What you need is something that lets you monitor the mapping of IP to MAC address pairings, and notifies you of changes - arpwatch (available for free download from multiple sites) is the most popular for this. For arpwatch to work, however, it needs to be on a server that sees all network traffic, so you’ll need to set up your switches to mirror traffic on to a monitor port.

Some high-end switches do now offer an arp inspection functionality that reads all arp requests and replies, and validates them based on information on the ‘real’ IP/MAC mappings (taken from DHCP servers, by DHCP snooping, or by manual configuration, depending on the implementation), so it’s worth asking if your vendor supports this sort of mechanism.

Note that even if you have port security on your switches, so that, for instance only certain MAC addresses can be connected to switch ports, or users need to authenticate to get a network connection using the likes of 802.1x, this won’t necessarily stop arp spoofing. It could still be possible to take an already-authenticated PC and change its behaviour so that it claims to have the spoofed IP address - since its MAC address stays the same, these checks wouldn’t do any good.

Arp flooding
Another area where someone playing around with arp caches can cause problems is where they affect your LAN switches directly. Switches have finite amounts of memory dedicated to storing port to MAC address mappings, so that they can forward traffic out of just the port that it’s directed to. If a switch doesn’t know where a MAC address is to be found, then, by design, it has to flood the frame out of all ports to make sure it gets to its destination. An attack that fills up a switch’s memory with erroneous addresses, so that there’s no room for the valid addresses to be stored (such as the macof application) causes the switch to flood all network traffic out of every port. Instead of being switched directly between source and destination, the traffic is now visible everywhere on the network and can easily be picked up by a network sniffer.

Protecting yourself…
The simplest way to prevent this type of attack (again remembering that it could come from within as well as an outside attacker, so don’t rely on your perimeter security) is to have some sort of port security on the switch so that if it sees multiple MAC addresses appearing to be associated with that port, it takes action, ideally by disabling the port.

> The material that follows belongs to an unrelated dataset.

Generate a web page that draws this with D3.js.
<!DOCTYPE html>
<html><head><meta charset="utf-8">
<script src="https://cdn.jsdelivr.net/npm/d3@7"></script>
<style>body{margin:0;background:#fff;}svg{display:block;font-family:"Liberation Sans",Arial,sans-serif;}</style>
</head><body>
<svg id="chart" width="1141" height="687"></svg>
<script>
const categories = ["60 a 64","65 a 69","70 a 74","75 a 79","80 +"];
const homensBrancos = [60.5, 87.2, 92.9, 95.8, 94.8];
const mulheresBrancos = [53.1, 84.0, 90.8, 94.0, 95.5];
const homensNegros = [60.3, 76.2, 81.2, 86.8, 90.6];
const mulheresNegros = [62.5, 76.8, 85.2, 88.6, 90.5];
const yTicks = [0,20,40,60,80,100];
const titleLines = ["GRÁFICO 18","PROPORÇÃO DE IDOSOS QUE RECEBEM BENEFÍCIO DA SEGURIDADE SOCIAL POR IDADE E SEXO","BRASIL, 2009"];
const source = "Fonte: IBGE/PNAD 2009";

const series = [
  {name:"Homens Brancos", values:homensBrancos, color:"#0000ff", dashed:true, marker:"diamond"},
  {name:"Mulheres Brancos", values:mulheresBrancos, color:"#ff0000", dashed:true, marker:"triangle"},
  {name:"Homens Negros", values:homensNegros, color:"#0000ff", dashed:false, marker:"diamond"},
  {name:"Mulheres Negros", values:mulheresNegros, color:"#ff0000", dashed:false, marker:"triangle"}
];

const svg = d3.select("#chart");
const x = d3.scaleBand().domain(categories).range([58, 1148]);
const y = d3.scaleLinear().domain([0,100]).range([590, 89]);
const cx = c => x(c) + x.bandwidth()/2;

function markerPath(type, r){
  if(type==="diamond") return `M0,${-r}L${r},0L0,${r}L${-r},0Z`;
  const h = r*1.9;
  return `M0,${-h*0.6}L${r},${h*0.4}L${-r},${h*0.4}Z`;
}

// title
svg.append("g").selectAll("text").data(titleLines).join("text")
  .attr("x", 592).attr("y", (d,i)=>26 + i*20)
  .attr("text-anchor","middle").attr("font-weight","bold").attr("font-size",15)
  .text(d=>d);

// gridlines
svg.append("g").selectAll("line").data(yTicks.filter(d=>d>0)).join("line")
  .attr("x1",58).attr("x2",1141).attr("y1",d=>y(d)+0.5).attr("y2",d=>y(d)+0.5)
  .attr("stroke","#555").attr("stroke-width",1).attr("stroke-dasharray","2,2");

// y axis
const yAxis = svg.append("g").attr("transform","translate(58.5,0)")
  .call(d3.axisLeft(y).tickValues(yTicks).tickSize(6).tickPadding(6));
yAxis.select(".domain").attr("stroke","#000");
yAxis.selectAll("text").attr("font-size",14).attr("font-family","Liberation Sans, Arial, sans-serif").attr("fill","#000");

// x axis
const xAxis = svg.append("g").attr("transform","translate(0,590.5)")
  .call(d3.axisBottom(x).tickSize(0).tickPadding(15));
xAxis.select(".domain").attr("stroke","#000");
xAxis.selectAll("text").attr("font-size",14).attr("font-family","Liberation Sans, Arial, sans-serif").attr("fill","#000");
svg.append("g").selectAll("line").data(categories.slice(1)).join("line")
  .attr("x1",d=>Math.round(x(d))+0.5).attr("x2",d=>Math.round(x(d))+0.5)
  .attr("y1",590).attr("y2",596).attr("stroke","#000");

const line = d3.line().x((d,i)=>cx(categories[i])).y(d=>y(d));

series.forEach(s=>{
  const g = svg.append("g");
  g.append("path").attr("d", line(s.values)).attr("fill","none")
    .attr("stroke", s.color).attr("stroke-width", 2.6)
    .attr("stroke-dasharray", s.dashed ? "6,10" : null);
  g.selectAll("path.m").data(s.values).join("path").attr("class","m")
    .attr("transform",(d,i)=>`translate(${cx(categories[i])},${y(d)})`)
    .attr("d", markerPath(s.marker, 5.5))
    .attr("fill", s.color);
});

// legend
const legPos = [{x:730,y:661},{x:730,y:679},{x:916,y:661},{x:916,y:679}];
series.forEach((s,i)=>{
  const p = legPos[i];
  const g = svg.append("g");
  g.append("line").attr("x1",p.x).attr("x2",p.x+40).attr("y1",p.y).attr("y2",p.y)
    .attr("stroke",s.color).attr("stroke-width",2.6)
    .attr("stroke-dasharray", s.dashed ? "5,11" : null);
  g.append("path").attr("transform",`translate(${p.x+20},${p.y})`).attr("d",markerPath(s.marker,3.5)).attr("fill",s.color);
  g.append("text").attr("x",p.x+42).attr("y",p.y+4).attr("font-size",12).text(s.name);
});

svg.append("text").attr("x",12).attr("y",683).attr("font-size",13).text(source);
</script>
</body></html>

This is pretty standard although different manufacturers offer different security measures and it may well be too restrictive to have to specify which MAC addresses are allowed on a port (although this is a useful feature for router/server ports), so youre more likely to just specify the maximum number of MAC addresses that can be allowed on a port. This also stops anyone plugging a hub in to give themselves a couple extra connections for free.

Arpwatch can also help here, and if you have network intrusion detection systems, it’s worth seeing if they can spot anything.

It’s difficult to imagine running a network without arp’s help, but it’s worth remembering that it was developed in a time where security - or lack of it - wasn’t a problem. Arp itself can’t guarantee your network will work the way you want it to, so it’s up to you to put other defences in place.